• [Source excerpt]:

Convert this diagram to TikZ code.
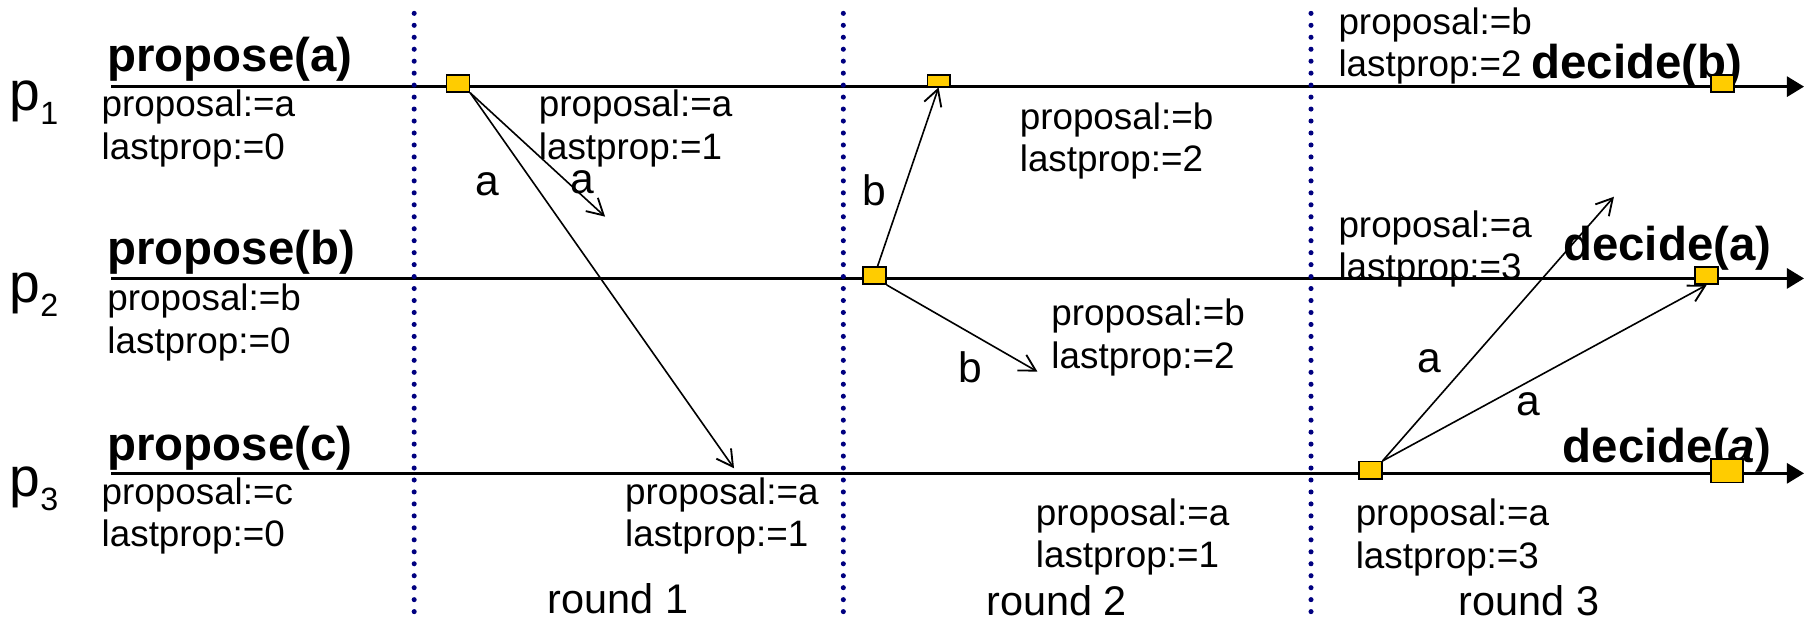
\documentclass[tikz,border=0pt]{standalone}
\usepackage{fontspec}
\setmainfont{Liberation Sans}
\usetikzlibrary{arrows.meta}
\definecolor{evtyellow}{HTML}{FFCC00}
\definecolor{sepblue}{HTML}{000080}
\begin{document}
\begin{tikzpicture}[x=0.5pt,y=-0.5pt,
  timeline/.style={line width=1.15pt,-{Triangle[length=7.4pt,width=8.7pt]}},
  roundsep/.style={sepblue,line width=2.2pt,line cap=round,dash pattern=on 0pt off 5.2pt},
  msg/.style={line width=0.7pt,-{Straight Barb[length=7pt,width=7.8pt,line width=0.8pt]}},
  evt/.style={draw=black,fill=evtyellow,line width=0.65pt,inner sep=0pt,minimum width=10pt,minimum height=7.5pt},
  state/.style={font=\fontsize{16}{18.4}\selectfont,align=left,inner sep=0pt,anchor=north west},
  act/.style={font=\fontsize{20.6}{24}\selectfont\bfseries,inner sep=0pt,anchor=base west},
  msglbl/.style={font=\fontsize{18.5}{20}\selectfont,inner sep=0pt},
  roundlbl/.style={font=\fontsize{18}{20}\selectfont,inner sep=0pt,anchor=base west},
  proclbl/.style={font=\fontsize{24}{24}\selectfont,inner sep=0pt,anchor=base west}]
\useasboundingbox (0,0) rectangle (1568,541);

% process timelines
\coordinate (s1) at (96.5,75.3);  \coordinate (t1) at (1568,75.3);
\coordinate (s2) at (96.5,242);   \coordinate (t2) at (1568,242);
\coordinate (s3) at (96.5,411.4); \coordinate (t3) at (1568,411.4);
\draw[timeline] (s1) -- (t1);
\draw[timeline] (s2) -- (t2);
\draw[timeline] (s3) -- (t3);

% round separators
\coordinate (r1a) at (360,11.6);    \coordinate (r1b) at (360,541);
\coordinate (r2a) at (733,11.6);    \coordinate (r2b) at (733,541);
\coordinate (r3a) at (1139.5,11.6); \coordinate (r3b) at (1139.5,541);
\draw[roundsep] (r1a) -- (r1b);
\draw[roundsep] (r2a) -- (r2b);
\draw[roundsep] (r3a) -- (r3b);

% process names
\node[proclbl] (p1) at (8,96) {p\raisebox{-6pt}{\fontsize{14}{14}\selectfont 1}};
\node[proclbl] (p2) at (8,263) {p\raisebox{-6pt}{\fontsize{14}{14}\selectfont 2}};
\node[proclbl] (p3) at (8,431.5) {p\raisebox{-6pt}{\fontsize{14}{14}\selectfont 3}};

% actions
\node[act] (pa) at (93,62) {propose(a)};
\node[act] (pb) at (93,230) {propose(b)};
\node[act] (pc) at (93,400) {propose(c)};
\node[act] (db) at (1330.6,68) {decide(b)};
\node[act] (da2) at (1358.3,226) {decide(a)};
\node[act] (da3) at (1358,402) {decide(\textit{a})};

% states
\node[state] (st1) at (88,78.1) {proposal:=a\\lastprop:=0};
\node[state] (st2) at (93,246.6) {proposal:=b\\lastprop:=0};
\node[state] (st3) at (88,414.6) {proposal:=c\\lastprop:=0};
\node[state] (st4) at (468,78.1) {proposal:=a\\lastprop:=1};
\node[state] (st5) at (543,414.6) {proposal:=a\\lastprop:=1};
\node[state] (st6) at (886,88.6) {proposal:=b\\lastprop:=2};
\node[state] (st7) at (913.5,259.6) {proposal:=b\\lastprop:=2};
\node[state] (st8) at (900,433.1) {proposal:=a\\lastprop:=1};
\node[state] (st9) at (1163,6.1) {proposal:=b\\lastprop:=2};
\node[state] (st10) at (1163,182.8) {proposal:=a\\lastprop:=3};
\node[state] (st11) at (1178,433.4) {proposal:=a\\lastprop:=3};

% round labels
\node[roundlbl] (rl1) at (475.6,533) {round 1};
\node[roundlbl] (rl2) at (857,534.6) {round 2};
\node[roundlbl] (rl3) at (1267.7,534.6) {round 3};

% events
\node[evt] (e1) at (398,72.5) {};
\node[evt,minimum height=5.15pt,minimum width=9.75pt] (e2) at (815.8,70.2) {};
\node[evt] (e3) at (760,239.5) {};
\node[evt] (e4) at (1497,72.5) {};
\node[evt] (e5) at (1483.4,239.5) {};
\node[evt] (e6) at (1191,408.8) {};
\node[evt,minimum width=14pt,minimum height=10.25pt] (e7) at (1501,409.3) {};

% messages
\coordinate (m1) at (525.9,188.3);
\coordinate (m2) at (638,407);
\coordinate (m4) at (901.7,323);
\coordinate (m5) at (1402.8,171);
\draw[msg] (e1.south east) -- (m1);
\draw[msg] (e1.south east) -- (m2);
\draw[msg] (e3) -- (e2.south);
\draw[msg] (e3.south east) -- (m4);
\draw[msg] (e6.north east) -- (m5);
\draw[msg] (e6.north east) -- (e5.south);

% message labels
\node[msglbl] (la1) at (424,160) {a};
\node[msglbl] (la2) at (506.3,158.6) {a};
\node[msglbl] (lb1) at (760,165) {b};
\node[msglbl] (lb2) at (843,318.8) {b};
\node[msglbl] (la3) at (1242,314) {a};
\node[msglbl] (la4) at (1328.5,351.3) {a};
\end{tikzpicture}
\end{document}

• [Request]:
Without the pictures, copy the material exactly as given.

• [Response below]:
Convert this diagram to TikZ code.
\documentclass[tikz,border=0pt]{standalone}
\usepackage{fontspec}
\setmainfont{Liberation Sans}
\usetikzlibrary{arrows.meta}
\definecolor{evtyellow}{HTML}{FFCC00}
\definecolor{sepblue}{HTML}{000080}
\begin{document}
\begin{tikzpicture}[x=0.5pt,y=-0.5pt,
  timeline/.style={line width=1.15pt,-{Triangle[length=7.4pt,width=8.7pt]}},
  roundsep/.style={sepblue,line width=2.2pt,line cap=round,dash pattern=on 0pt off 5.2pt},
  msg/.style={line width=0.7pt,-{Straight Barb[length=7pt,width=7.8pt,line width=0.8pt]}},
  evt/.style={draw=black,fill=evtyellow,line width=0.65pt,inner sep=0pt,minimum width=10pt,minimum height=7.5pt},
  state/.style={font=\fontsize{16}{18.4}\selectfont,align=left,inner sep=0pt,anchor=north west},
  act/.style={font=\fontsize{20.6}{24}\selectfont\bfseries,inner sep=0pt,anchor=base west},
  msglbl/.style={font=\fontsize{18.5}{20}\selectfont,inner sep=0pt},
  roundlbl/.style={font=\fontsize{18}{20}\selectfont,inner sep=0pt,anchor=base west},
  proclbl/.style={font=\fontsize{24}{24}\selectfont,inner sep=0pt,anchor=base west}]
\useasboundingbox (0,0) rectangle (1568,541);

% process timelines
\coordinate (s1) at (96.5,75.3);  \coordinate (t1) at (1568,75.3);
\coordinate (s2) at (96.5,242);   \coordinate (t2) at (1568,242);
\coordinate (s3) at (96.5,411.4); \coordinate (t3) at (1568,411.4);
\draw[timeline] (s1) -- (t1);
\draw[timeline] (s2) -- (t2);
\draw[timeline] (s3) -- (t3);

% round separators
\coordinate (r1a) at (360,11.6);    \coordinate (r1b) at (360,541);
\coordinate (r2a) at (733,11.6);    \coordinate (r2b) at (733,541);
\coordinate (r3a) at (1139.5,11.6); \coordinate (r3b) at (1139.5,541);
\draw[roundsep] (r1a) -- (r1b);
\draw[roundsep] (r2a) -- (r2b);
\draw[roundsep] (r3a) -- (r3b);

% process names
\node[proclbl] (p1) at (8,96) {p\raisebox{-6pt}{\fontsize{14}{14}\selectfont 1}};
\node[proclbl] (p2) at (8,263) {p\raisebox{-6pt}{\fontsize{14}{14}\selectfont 2}};
\node[proclbl] (p3) at (8,431.5) {p\raisebox{-6pt}{\fontsize{14}{14}\selectfont 3}};

% actions
\node[act] (pa) at (93,62) {propose(a)};
\node[act] (pb) at (93,230) {propose(b)};
\node[act] (pc) at (93,400) {propose(c)};
\node[act] (db) at (1330.6,68) {decide(b)};
\node[act] (da2) at (1358.3,226) {decide(a)};
\node[act] (da3) at (1358,402) {decide(\textit{a})};

% states
\node[state] (st1) at (88,78.1) {proposal:=a\\lastprop:=0};
\node[state] (st2) at (93,246.6) {proposal:=b\\lastprop:=0};
\node[state] (st3) at (88,414.6) {proposal:=c\\lastprop:=0};
\node[state] (st4) at (468,78.1) {proposal:=a\\lastprop:=1};
\node[state] (st5) at (543,414.6) {proposal:=a\\lastprop:=1};
\node[state] (st6) at (886,88.6) {proposal:=b\\lastprop:=2};
\node[state] (st7) at (913.5,259.6) {proposal:=b\\lastprop:=2};
\node[state] (st8) at (900,433.1) {proposal:=a\\lastprop:=1};
\node[state] (st9) at (1163,6.1) {proposal:=b\\lastprop:=2};
\node[state] (st10) at (1163,182.8) {proposal:=a\\lastprop:=3};
\node[state] (st11) at (1178,433.4) {proposal:=a\\lastprop:=3};

% round labels
\node[roundlbl] (rl1) at (475.6,533) {round 1};
\node[roundlbl] (rl2) at (857,534.6) {round 2};
\node[roundlbl] (rl3) at (1267.7,534.6) {round 3};

% events
\node[evt] (e1) at (398,72.5) {};
\node[evt,minimum height=5.15pt,minimum width=9.75pt] (e2) at (815.8,70.2) {};
\node[evt] (e3) at (760,239.5) {};
\node[evt] (e4) at (1497,72.5) {};
\node[evt] (e5) at (1483.4,239.5) {};
\node[evt] (e6) at (1191,408.8) {};
\node[evt,minimum width=14pt,minimum height=10.25pt] (e7) at (1501,409.3) {};

% messages
\coordinate (m1) at (525.9,188.3);
\coordinate (m2) at (638,407);
\coordinate (m4) at (901.7,323);
\coordinate (m5) at (1402.8,171);
\draw[msg] (e1.south east) -- (m1);
\draw[msg] (e1.south east) -- (m2);
\draw[msg] (e3) -- (e2.south);
\draw[msg] (e3.south east) -- (m4);
\draw[msg] (e6.north east) -- (m5);
\draw[msg] (e6.north east) -- (e5.south);

% message labels
\node[msglbl] (la1) at (424,160) {a};
\node[msglbl] (la2) at (506.3,158.6) {a};
\node[msglbl] (lb1) at (760,165) {b};
\node[msglbl] (lb2) at (843,318.8) {b};
\node[msglbl] (la3) at (1242,314) {a};
\node[msglbl] (la4) at (1328.5,351.3) {a};
\end{tikzpicture}
\end{document}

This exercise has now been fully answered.